Kylie breast cancer prompted rise in screening in Australia

In collaboration with the Press Association

There was a rise in the number of Australian women between the ages of 25 and 44 going for breast screening in the months following Kylie Minogue's breast cancer diagnosis, a new study has revealed.

Researchers at the University of Melbourne found that use of mammography and breast ultrasound procedures increased by over 30 per cent in that age group, who have a very low risk of the disease, during the six months after the news broke in April 2005.

The number of 25 to 34-year-olds undergoing breast biopsies also rose sharply during the period of intense publicity.

 

However, the scientists found that the increase in screening did not lead to the detection of more cases of breast cancer.

Study leader Dr Margaret Kelaher, from the university's Melbourne School of Population Health, said that increased awareness of breast screening is generally a good thing and that the visibility of a celebrity's illness provides an opportunity to address a major health problem.

However, she noted that when that celebrity is from a low-risk group, "it also has the potential to undercut the appropriateness and cost-effectiveness of health service delivery".

"These findings suggest that thousands of additional imaging procedures and biopsies did not improve breast cancer detection among young women," she said.

"It appears there has been a situation where publicity has led to many low-risk women using - and probably overusing - screening services. We need to improve the targeting of health messages and the confidence of women and their doctors in early breast cancer detection recommendations.
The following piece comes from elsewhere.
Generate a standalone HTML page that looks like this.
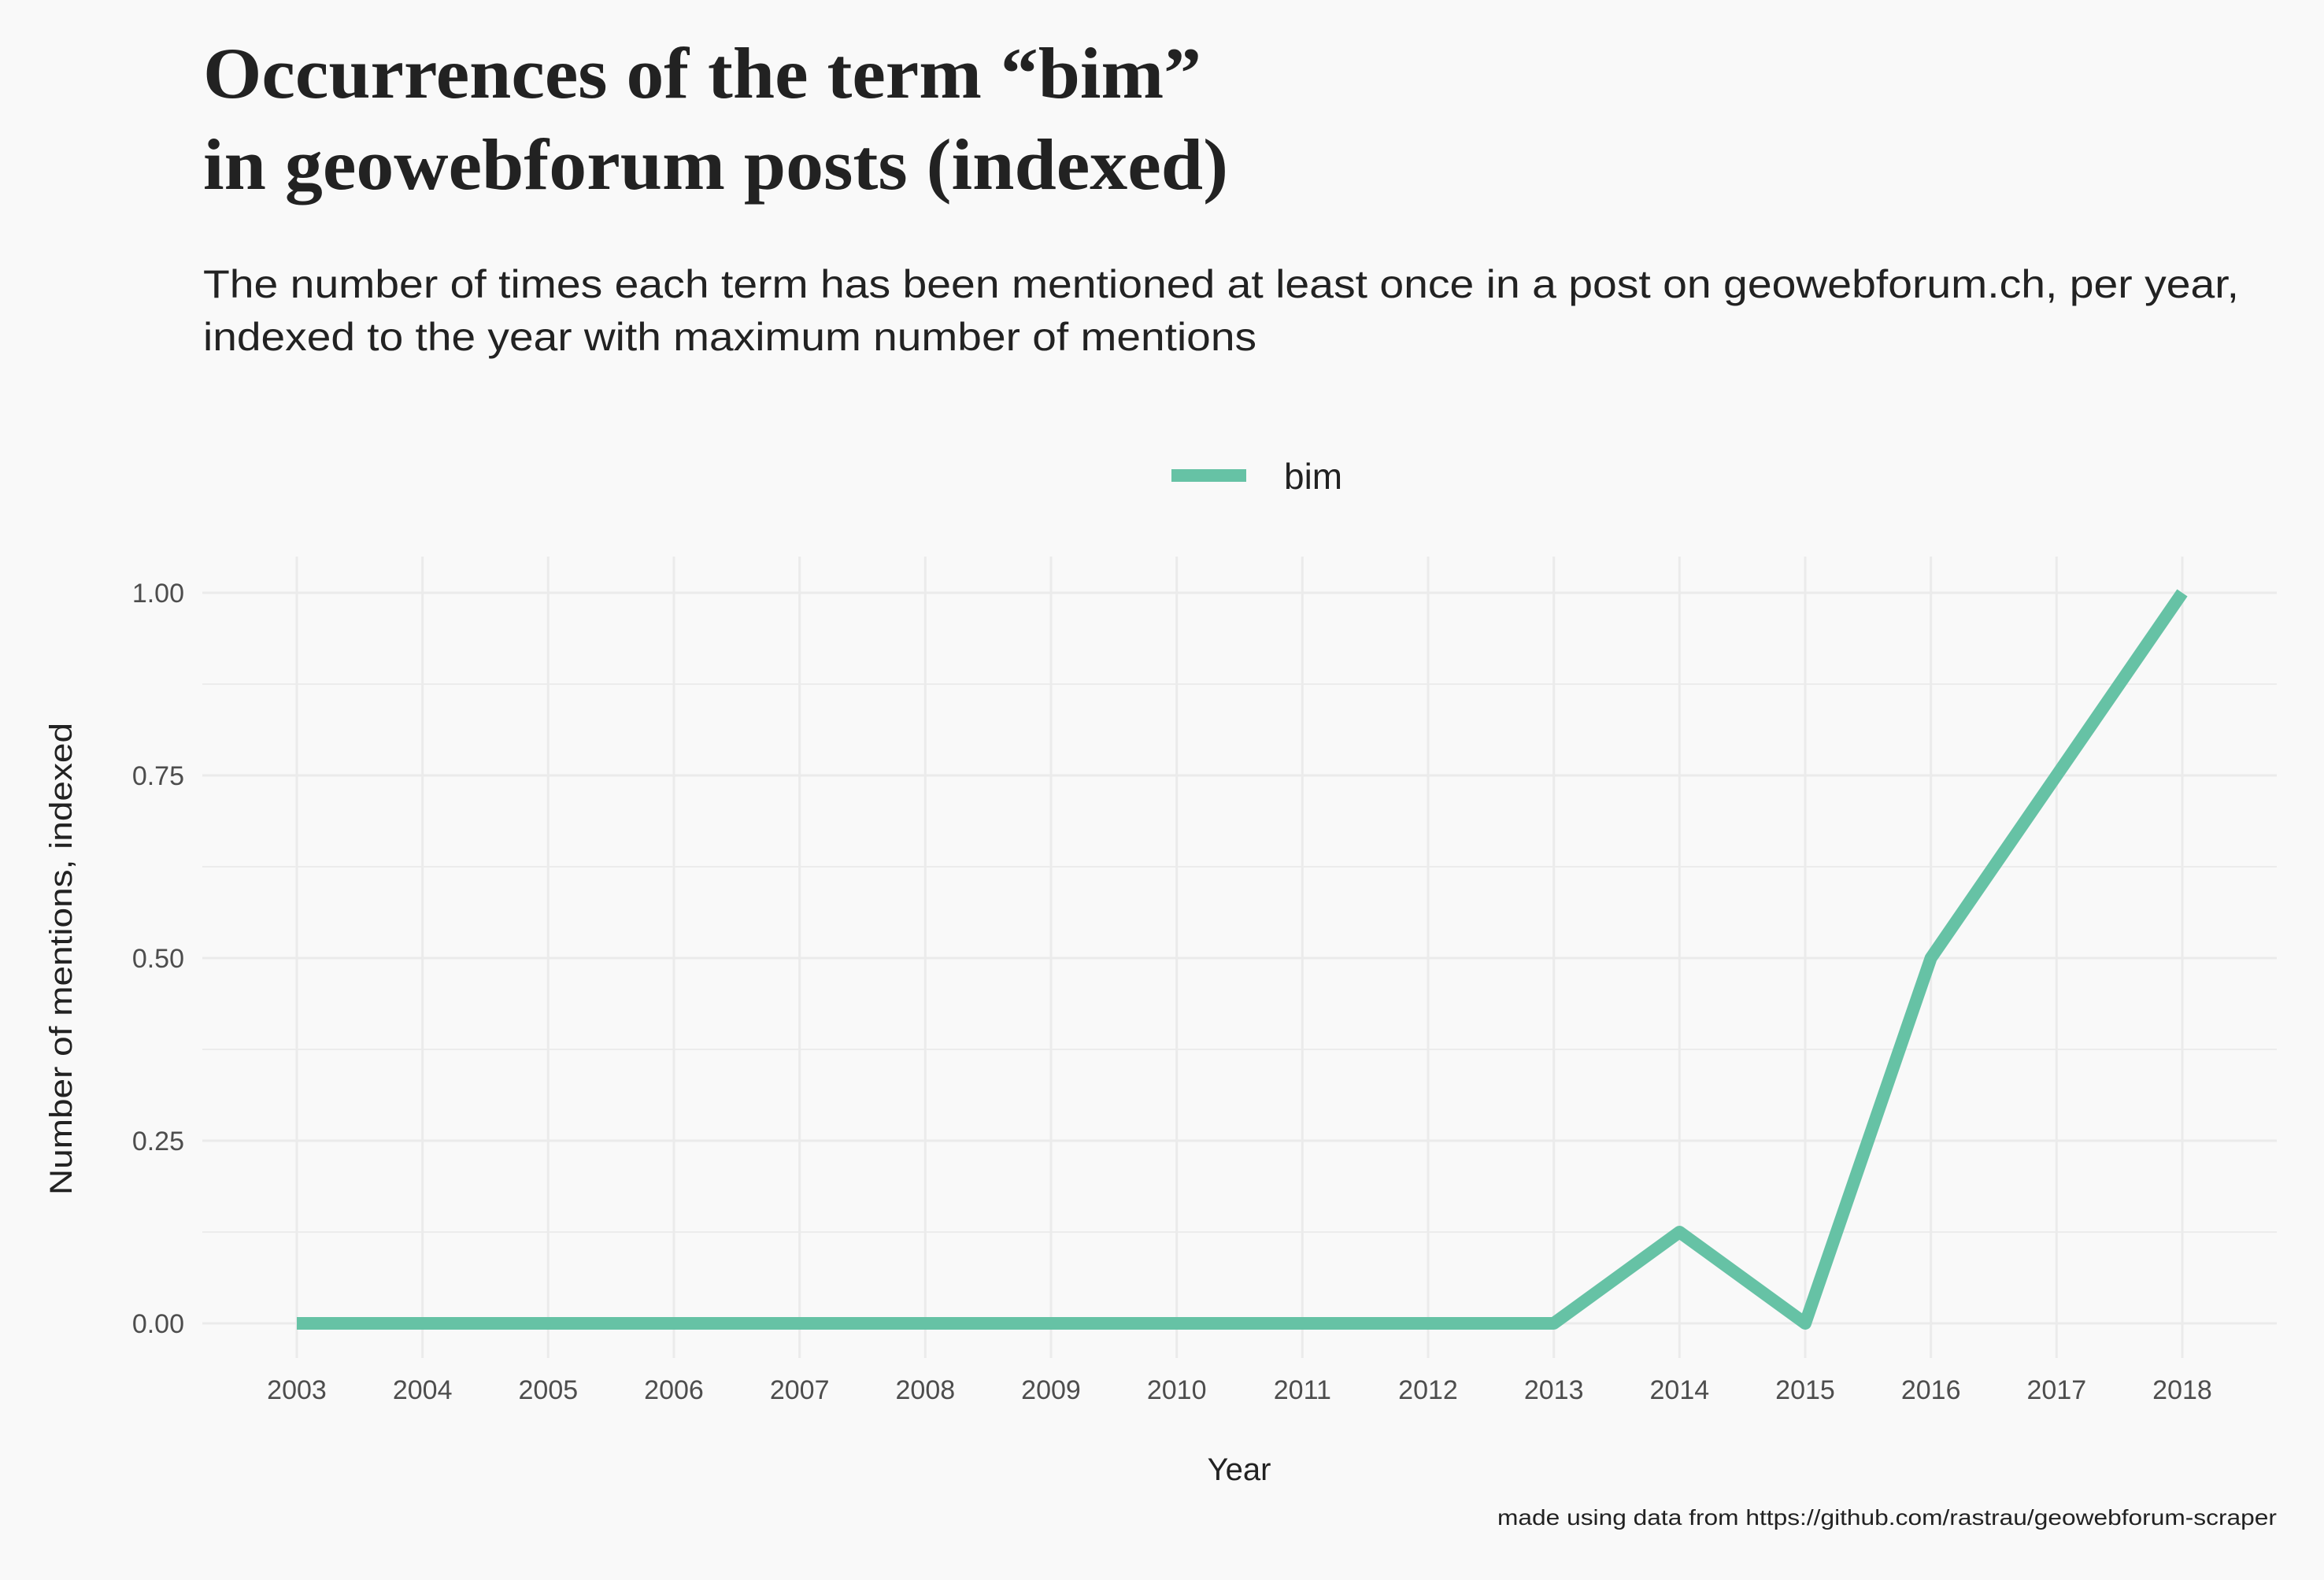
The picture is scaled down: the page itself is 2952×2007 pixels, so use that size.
<!DOCTYPE html>
<html><head><meta charset="utf-8"><style>
html,body{margin:0;padding:0;background:#f9f9f9;}
svg{display:block;}
</style></head><body>
<svg id="chart" width="2952" height="2007" viewBox="0 0 2952 2007" xmlns="http://www.w3.org/2000/svg">
<rect x="0" y="0" width="2952" height="2007" fill="#f9f9f9"/>
<text x="258" y="124" font-family="Liberation Serif, serif" font-weight="bold" font-size="92" fill="#222" textLength="1268" lengthAdjust="spacingAndGlyphs">Occurrences of the term “bim”</text>
<text x="258" y="240" font-family="Liberation Serif, serif" font-weight="bold" font-size="92" fill="#222" textLength="1302" lengthAdjust="spacingAndGlyphs">in geowebforum posts (indexed)</text>
<text x="258" y="378" font-family="Liberation Sans, sans-serif" font-size="50" fill="#222" textLength="2586" lengthAdjust="spacingAndGlyphs">The number of times each term has been mentioned at least once in a post on geowebforum.ch, per year,</text>
<text x="258" y="445" font-family="Liberation Sans, sans-serif" font-size="50" fill="#222" textLength="1338" lengthAdjust="spacingAndGlyphs">indexed to the year with maximum number of mentions</text>
<g>
<line x1="1488" y1="604" x2="1583" y2="604" stroke="#66c2a5" stroke-width="16"/>
<text x="1631" y="621" font-family="Liberation Sans, sans-serif" font-size="46" fill="#222">bim</text>
</g>
<g id="grid"></g>
<g id="axes"></g>
<g id="series"></g>
<text x="0" y="0" transform="translate(78,1218) rotate(-90)" text-anchor="middle" dominant-baseline="central" font-family="Liberation Sans, sans-serif" font-size="40" fill="#222" textLength="600" lengthAdjust="spacingAndGlyphs">Number of mentions, indexed</text>
<text x="1574" y="1880" text-anchor="middle" font-family="Liberation Sans, sans-serif" font-size="40" fill="#222">Year</text>
<text x="2892" y="1937" text-anchor="end" font-family="Liberation Sans, sans-serif" font-size="28" fill="#222" textLength="990" lengthAdjust="spacingAndGlyphs">made using data from https://github.com/rastrau/geowebforum-scraper</text>
</svg>
<script>
const years = [2003,2004,2005,2006,2007,2008,2009,2010,2011,2012,2013,2014,2015,2016,2017,2018];
const bimValues = [0,0,0,0,0,0,0,0,0,0,0,0.125,0,0.5,0.75,1];
const yTicks = [0,0.25,0.5,0.75,1];
const yTickLabels = ["0.00","0.25","0.50","0.75","1.00"];
const yMinor = [0.125,0.375,0.625,0.875];

const NS = "http://www.w3.org/2000/svg";
const X0 = 377, X1 = 2772, Y0 = 1681, Y1 = 753;
const PL = 257, PR = 2892, PT = 707, PB = 1725;
function xs(v){ return X0 + (v - years[0]) / (years[years.length-1] - years[0]) * (X1 - X0); }
function ys(v){ return Y0 + v * (Y1 - Y0); }
function mk(tag, attrs, parent){ const e = document.createElementNS(NS, tag); for (const k in attrs) e.setAttribute(k, attrs[k]); parent.appendChild(e); return e; }

const grid = document.getElementById('grid');
const axes = document.getElementById('axes');
const series = document.getElementById('series');

yMinor.forEach(v => {
  const l = mk('line', {x1: PL, x2: PR, y1: ys(v), y2: ys(v), stroke: '#ececec', 'stroke-width': 2}, grid);
  
  
});
yTicks.forEach((v, i) => {
  const l = mk('line', {x1: PL, x2: PR, y1: ys(v), y2: ys(v), stroke: '#ebebeb', 'stroke-width': 3}, grid);
  
  
  const t = mk('text', {x: 234, y: ys(v) + 12, 'text-anchor': 'end', 'font-family': 'Liberation Sans, sans-serif', 'font-size': 34, fill: '#4d4d4d'}, axes);
  t.textContent = yTickLabels[i];
  
  
});
years.forEach(yr => {
  const l = mk('line', {x1: xs(yr), x2: xs(yr), y1: PT, y2: PB, stroke: '#ebebeb', 'stroke-width': 3}, grid);
  
  
  const t = mk('text', {x: xs(yr), y: 1777, 'text-anchor': 'middle', 'font-family': 'Liberation Sans, sans-serif', 'font-size': 34, fill: '#4d4d4d'}, axes);
  t.textContent = String(yr);
  
  
});
const pts = years.map((yr, i) => xs(yr) + ',' + ys(bimValues[i])).join(' ');
const line = mk('polyline', {points: pts, fill: 'none', stroke: '#66c2a5', 'stroke-width': 16, 'stroke-linejoin': 'round'}, series);


</script>
</body></html>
"Consultation between a celebrity's PR team and public health agencies on how to shape and disseminate the information could help create a message with the best chances of furthering the quality of care and sound public health practice."

Dr Julie Miller, a consultant surgeon at the Royal Melbourne Hospital who co-authored the findings in the International Journal of Epidemiology, said: "It's important that women are breast-aware and consult their doctor if they are concerned about any changes in their breasts.

"However there is no role for routine screening of women under 40 who do not have symptoms or a strong family history. This study shows that all the extra worry and expense was unwarranted and that the current recommendations for breast cancer screening are appropriate."

Fewer than 8,000 of the 44,500 women who are diagnosed with breast cancer in the UK each year are under 50 years old.

All women between the ages of 50 and 70 are currently invited for breast screening every three years in the UK, and this will be extended to cover women between the ages of 47 and 73 by 2012.